Страшно было, просто страшно… А тут еще очень много времени уходило на космическую подготовку, мне вообще не до академии было. Уже после полета я вернулся в академию, и меня встретил Сергей Михайлович Белоцерковский – доктор наук, профессор, начальник кафедры аэродинамики. Я у него слыл очень хорошим студентом и графиком хорошим. Он был у меня научным руководителем и у Юры Гагарина тоже был научным руководителем. И он меня определил в женскую группу, и я стал с ними заниматься, ведь ребята ушли далеко вперед. Я с ними позанимался полгода, а потом взмолил:

– Не хочу я с ними, Сергей Михайлович, что хотите делайте… Я брошу академию, но не буду с ними учиться…

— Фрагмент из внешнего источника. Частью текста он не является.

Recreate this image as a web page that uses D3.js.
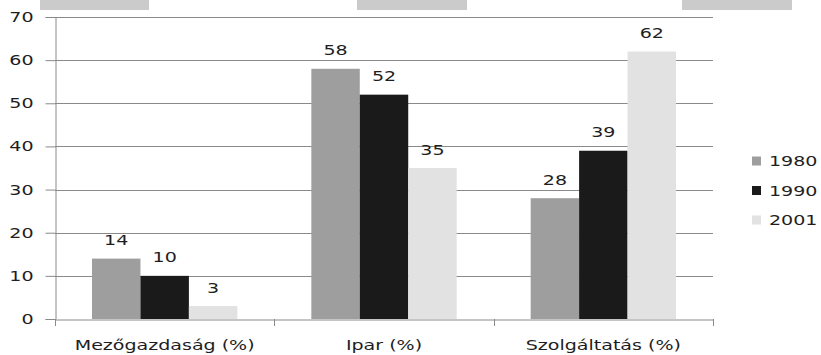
<!DOCTYPE html>
<html><head><meta charset="utf-8">
<script src="https://cdn.jsdelivr.net/npm/d3@7"></script>
<style>body{margin:0;background:#fff;} svg{display:block;font-family:"DejaVu Sans",Verdana,sans-serif;}</style>
</head><body><svg id="c" width="821" height="355"></svg>
<script>
const categories = ["Mezőgazdaság (%)", "Ipar (%)", "Szolgáltatás (%)"];
const seriesNames = ["1980", "1990", "2001"];
const values1980 = [14, 58, 28];
const values1990 = [10, 52, 39];
const values2001 = [3, 35, 62];
const yTicks = [0, 10, 20, 30, 40, 50, 60, 70];
const colors = ["#9e9e9e", "#1a1a1a", "#e2e2e2"];

(function(){
const SX = 1.36, FS = 14, TXT = "#1e1e1e";
const series = [values1980, values1990, values2001];
const svg = d3.select("#c");
const pLeft = 55, pRight = 713, pTop = 17, pBottom = 319;

function label(g, x, yy, t, anchor) {
  return g.append("text")
    .attr("transform", `translate(${x},${yy}) scale(${SX},1)`)
    .attr("text-anchor", anchor || "middle")
    .attr("font-size", FS).attr("fill", TXT).text(t);
}

// top decorative bars
[[40,149],[357,467],[682,792]].forEach(([a,b])=>{
  svg.append("rect").attr("x",a).attr("y",0).attr("width",b-a).attr("height",10).attr("fill","#cbcbcb");
});

const x0 = d3.scaleBand().domain(categories).range([pLeft, pRight]).paddingInner(0).paddingOuter(0);
const x1 = d3.scaleBand().domain(seriesNames).range([37, x0.bandwidth()-37]);
const y = d3.scaleLinear().domain([0, 70]).range([pBottom, pTop]);

// gridlines
svg.append("g").selectAll("line").data(yTicks.filter(d=>d>0)).join("line")
  .attr("x1", pLeft).attr("x2", pRight)
  .attr("y1", d=>Math.round(y(d))+0.5).attr("y2", d=>Math.round(y(d))+0.5)
  .attr("stroke", "#8a8a8a").attr("stroke-width", 1);

// y axis
const ya = svg.append("g").attr("transform", `translate(${pLeft+0.5},0)`)
  .call(d3.axisLeft(y).tickValues(yTicks).tickSize(10).tickPadding(12));
ya.select(".domain").attr("stroke","#8a8a8a");
ya.selectAll(".tick line").attr("stroke","#8a8a8a");
ya.selectAll(".tick text").attr("font-size", FS).attr("fill", TXT)
  .attr("font-family","DejaVu Sans, sans-serif")
  .attr("x", -22/SX).attr("transform", `scale(${SX},1)`);

// bars
categories.forEach((c, ci) => {
  seriesNames.forEach((s, si) => {
    const v = series[si][ci];
    svg.append("rect")
      .attr("x", x0(c) + x1(s)).attr("y", y(v))
      .attr("width", x1.bandwidth()).attr("height", y(0) - y(v))
      .attr("fill", colors[si]);
    label(svg, x0(c) + x1(s) + x1.bandwidth()/2, y(v) - 13.5, v);
  });
});

// x axis
const xa = svg.append("g").attr("transform", `translate(0,${pBottom+0.5})`)
  .call(d3.axisBottom(x0).tickSize(0).tickPadding(21));
xa.select(".domain").attr("stroke","#8a8a8a");
xa.selectAll(".tick text").attr("font-size", FS).attr("fill", TXT)
  .attr("font-family","DejaVu Sans, sans-serif")
  .attr("transform", `scale(${SX},1)`);
// category boundary ticks
const bounds = categories.map(c => x0(c)).concat([pRight]);
svg.append("g").selectAll("line").data(bounds).join("line")
  .attr("x1", d => Math.round(d)+0.5).attr("x2", d => Math.round(d)+0.5)
  .attr("y1", pBottom).attr("y2", pBottom+7).attr("stroke","#8a8a8a");

// legend
const lg = svg.append("g");
seriesNames.forEach((s, i) => {
  const yy = 161 + i*29.5;
  lg.append("rect").attr("x", 752).attr("y", yy-4.5).attr("width", 9).attr("height", 9).attr("fill", colors[i]);
  label(lg, 769, yy + 5, s, "start");
});
})();
</script></body></html>
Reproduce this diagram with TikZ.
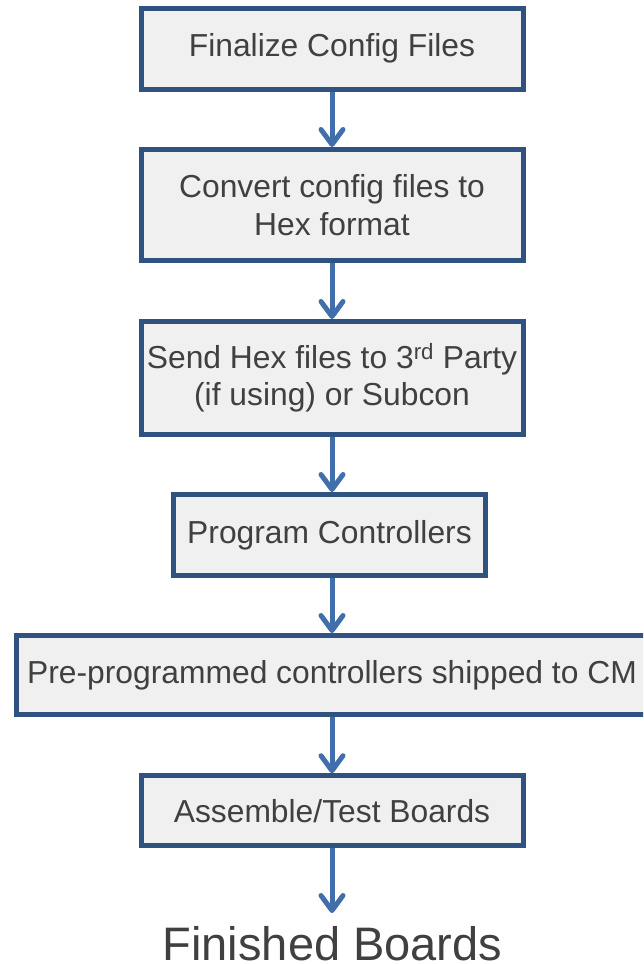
\documentclass[tikz,border=0pt]{standalone}
\usepackage{fontspec}
\setmainfont{Liberation Sans}
\usetikzlibrary{arrows.meta}
\definecolor{boxborder}{RGB}{47,82,128}
\definecolor{boxfill}{RGB}{240,240,240}
\definecolor{arrowblue}{RGB}{64,111,172}
\definecolor{txt}{RGB}{64,64,64}
\tikzset{
  stepbox/.style={draw=boxborder, fill=boxfill, line width=5pt, rectangle,
    inner sep=0pt, text=txt, align=center, font=\fontsize{31.8}{38.5}\selectfont},
  flowarrow/.style={draw=arrowblue, line width=5pt,
    -{Straight Barb[length=15pt,width=22pt,round]}}
}
\begin{document}
\begin{tikzpicture}[x=1pt,y=-1pt]
\useasboundingbox (0,0) rectangle (643,964);
\fill[white] (0,0) rectangle (643,964);
\begin{scope}
\clip (0,0) rectangle (643,964);
\node[stepbox, minimum width=382pt, minimum height=81pt] (b1) at (332,48.5) {Finalize Config Files};
\node[stepbox, minimum width=382pt, minimum height=111pt] (b2) at (332,205) {Convert config files to\\Hex format};
\node[stepbox, minimum width=382pt, minimum height=113pt, font=\fontsize{31.8}{37}\selectfont] (b3) at (332,378) {Send Hex files to 3\textsuperscript{rd} Party\\(if using) or Subcon};
\node[stepbox, minimum width=312pt, minimum height=81pt] (b4) at (329.5,535) {Program Controllers};
\node[stepbox, minimum width=631pt, minimum height=79pt] (b5) at (332,675) {Pre-programmed controllers shipped to CM};
\node[stepbox, minimum width=382pt, minimum height=70pt] (b6) at (332,810.7) {Assemble/Test Boards};
\node[text=txt, font=\fontsize{47}{56}\selectfont, inner sep=0pt, anchor=base] (fin) at (332.5,960) {Finished Boards};
\coordinate (finend) at (332,913);
\end{scope}
\draw[flowarrow] (b1.south) -- (b2.north);
\draw[flowarrow] (b2.south) -- (b3.north);
\draw[flowarrow] (b3.south) -- (b3.south |- b4.north);
\draw[flowarrow] (b4.south -| b3.south) -- (b3.south |- b5.north);
\draw[flowarrow] (b5.south) -- (b6.north);
\draw[flowarrow] (b6.south) -- (finend);
\end{tikzpicture}
\end{document}
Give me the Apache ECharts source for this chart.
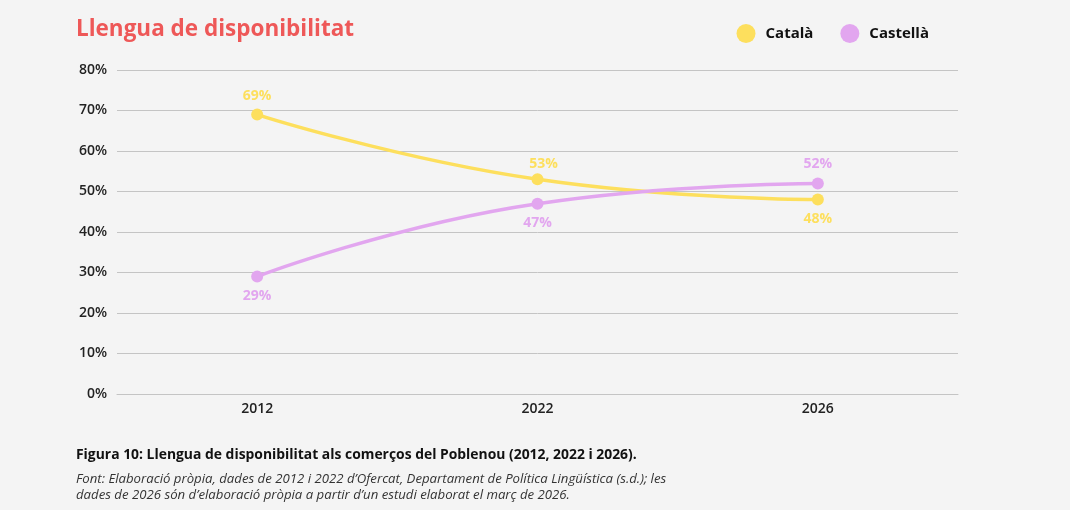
<!DOCTYPE html>
<html>
<head>
<meta charset="utf-8">
<style>
  html, body { margin: 0; padding: 0; background: #f4f4f4; }
  #chart { width: 1070px; height: 510px; }
</style>
<script src="https://cdn.jsdelivr.net/npm/echarts@6/dist/echarts.min.js"></script>
</head>
<body>
<div id="chart"></div>
<script>
  var years = ['2012', '2022', '2026'];
  var catala = [69, 53, 48];
  var castella = [29, 47, 52];
  var yTicks = [0, 10, 20, 30, 40, 50, 60, 70, 80];

  var FONT = '"Open Sans", "Noto Sans", sans-serif';
  var YELLOW = '#fddf5d';
  var LILAC = '#e2a6ef';

  // Castellà sits above Català at the last year, so the labels swap sides there
  function points(values, side, lastSide) {
    return values.map(function (v, i) {
      return { value: v, label: { position: i === values.length - 1 ? lastSide : side } };
    });
  }

  var catalaPoints = points(catala, 'top', 'bottom');
  // the 2022 label in the original hugs the point a little closer
  catalaPoints[1].label.distance = 2;
  catalaPoints[1].label.offset = [6, 0];

  var chart = echarts.init(document.getElementById('chart'));

  chart.setOption({
    backgroundColor: '#f4f4f4',
    textStyle: { fontFamily: FONT },
    title: [{
      text: 'Llengua de disponibilitat',
      left: 76, top: 18, padding: 0,
      textStyle: { color: '#ee5858', fontSize: 22.5, fontWeight: 'bold', fontFamily: FONT }
    }, {
      text: 'Figura 10: Llengua de disponibilitat als comerços del Poblenou (2012, 2022 i 2026).',
      left: 76, top: 448, padding: 0,
      textStyle: { color: '#111', fontSize: 13.9, fontWeight: 'bold', fontFamily: FONT }
    }, {
      text: 'Font: Elaboració pròpia, dades de 2012 i 2022 d\u2019Ofercat, Departament de Política Lingüística (s.d.); les\ndades de 2026 són d\u2019elaboració pròpia a partir d\u2019un estudi elaborat el març de 2026.',
      left: 76, top: 470.5, padding: 0,
      textStyle: { color: '#333', fontSize: 13.2, fontStyle: 'italic', fontWeight: 'normal', lineHeight: 16.5, fontFamily: FONT }
    }],
    legend: {
      right: 141, top: 24, padding: 0,
      icon: 'circle',
      itemWidth: 29, itemHeight: 19,
      itemGap: 27,
      textStyle: { color: '#111', fontSize: 15, fontWeight: 'bold', fontFamily: FONT },
      data: ['Català', 'Castellà']
    },
    grid: { left: 117, right: 112, top: 70, bottom: 116 },
    xAxis: {
      type: 'category',
      data: years,
      boundaryGap: true,
      axisLine: { show: true, lineStyle: { color: '#c4c4c4' } },
      axisTick: { show: false },
      axisLabel: { color: '#222', fontSize: 14, fontWeight: 600, margin: 8, fontFamily: FONT }
    },
    yAxis: {
      type: 'value',
      min: yTicks[0], max: yTicks[yTicks.length - 1], interval: 10,
      axisLine: { show: false },
      axisTick: { show: false },
      axisLabel: { color: '#222', fontSize: 14, fontWeight: 600, margin: 10, formatter: '{value}%', fontFamily: FONT },
      splitLine: { lineStyle: { color: '#c4c4c4', width: 1 } }
    },
    series: [{
      name: 'Català',
      type: 'line',
      data: catalaPoints,
      smooth: true,
      symbol: 'circle', symbolSize: 12,
      color: YELLOW,
      lineStyle: { width: 3.5, color: YELLOW },
      itemStyle: { color: YELLOW },
      label: {
        show: true, formatter: '{c}%', distance: 6,
        color: YELLOW, fontSize: 14, fontWeight: 'bold', fontFamily: FONT
      }
    }, {
      name: 'Castellà',
      type: 'line',
      data: points(castella, 'bottom', 'top'),
      smooth: true,
      symbol: 'circle', symbolSize: 12,
      color: LILAC,
      lineStyle: { width: 3.5, color: LILAC },
      itemStyle: { color: LILAC },
      label: {
        show: true, formatter: '{c}%', distance: 6,
        color: LILAC, fontSize: 14, fontWeight: 'bold', fontFamily: FONT
      }
    }]
  });
</script>
</body>
</html>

По материаловедению мне «четыре» поставили. А все получили «пятерки», то есть я – отстающий. Потом мне за курсовую работу поставили «пять» за анализ, я там точно угадал, сколько процентов углерода… И я говорю: дайте мне возможность пользоваться лабораторией, я буду один приходить. И я так разогнался… Последний экзамен по электронике и радиотехнике… Профессор Овчинников… Я выучил, иду на экзамен. А до этого сидел всю ночь, пил кофе, чтобы не заснуть. Приехал в академию. Комиссия – семь человек. Взял билет. Сижу… Ничего не могу в таком состоянии… Не могу сосредоточиться, у меня руки дрожат, столько кофе никогда не пил… И я говорю:

– Николай Иванович, я учил по вашему учебнику вот это.

– Ну, давай…

И начинает… Теория тока… вынужденные колебания… Четыре с половиной часа! В сосаве комиссии была начальник лаборатории, женщина, и она взмолилась:

– Николай Иванович, да хватит уже!

А он:

– Ну вот, давай еще вот один вопрос, и я тебе заслуженно ставлю пять, а сейчас пока четыре.

Я говорю:

– Николай Иванович, не надо мне пять, не надо.

Хорошо, поставили мне «четверку». Еду довольный по Большому каменном мосту, смотрю, стоит троллейбус, а у троллейбуса оторванный бампер, а перед троллейбусом стоит «Волга», а в ней Николай Овчинников, профессор. Я подхожу в форме:

– Здравствуйте. В чем дело?

Очень строго, а поэтому убедительно:

– Разрешите, это мой подчиненный. Давайте, я его заберу.

Водитель троллейбуса кричит:

– Что такое? Он мне бампер оторвал.

– Сколько это стоит?

– Двадцать пять рублей!

А уже права отобрали. Я достаю двадцать пять рублей. На тебе деньги… Не надо…

Я думаю: какие ребята вы мелкие, жутко. Я говорю: отпустите, я – командир, под мое поручительство, это последний раз, он будет правильно обгонять троллейбусы. Отпустили. Николай Иванович: спасибо. А я думаю: наверное, вот сейчас «пятерку» бы поставил…

В 1968 году я защитил диплом. В январе месяце. Юрию Гагарину предложили должность начальника Центра подготовки космонавтов. Люди поняли, что он созрел, а он поставил условие – я должен окончить академию, и я должен восстановить летные навыки. После этого я буду командовать людьми летающими. Хорошо. Это все стало выполняться. Юра защитил диплом с отличием. Зачислили его в адъюнктуру. Меня тоже зачислили в адъюнктуру.

А в последний семестр мы готовили дипломный проект. Это был коллективный дипломный проект – космический корабль многоразового использования. Прототип «Шаттла», «Бурана», но за десять лет до того, как они появились. Научным руководителем был Сергей Михайлович Белоцерковский. В результате было двенадцать томов исследования, были конкретные предложения. И мы, мальчишки, писали в Политбюро письма, мол, считаем необходимым приступить к отработке новой системы, крылатой машины, которая сочетала бы функции космического корабля и самолета. Графика, идеи разгона, посадки – все было сделано.

Тогда был министр обороны Гречко Андрей Антонович, он наложил резолюцию – фантазия. Таким образом это все попало в корзину. Но остались документы, остались дипломные работы, целые исследования… И вот наступил момент, когда американцы запустили что-то. Тогда вызывают нас: простите, а как же такое получилось? А мы отвечаем: ну как же, мы вон еще когда провели серьезные исследования, вышли с предложением, и что мы получили?

Помню, Леонид Ильич Брежнев тогда высказал сое мнение:

– Гречко… Кто он такой? Он же кавалерист, что он в этом соображал? И этот кавалерист зарубил проект…

Когда американцы засуетились, мы тоже засуетились со своим «Бураном».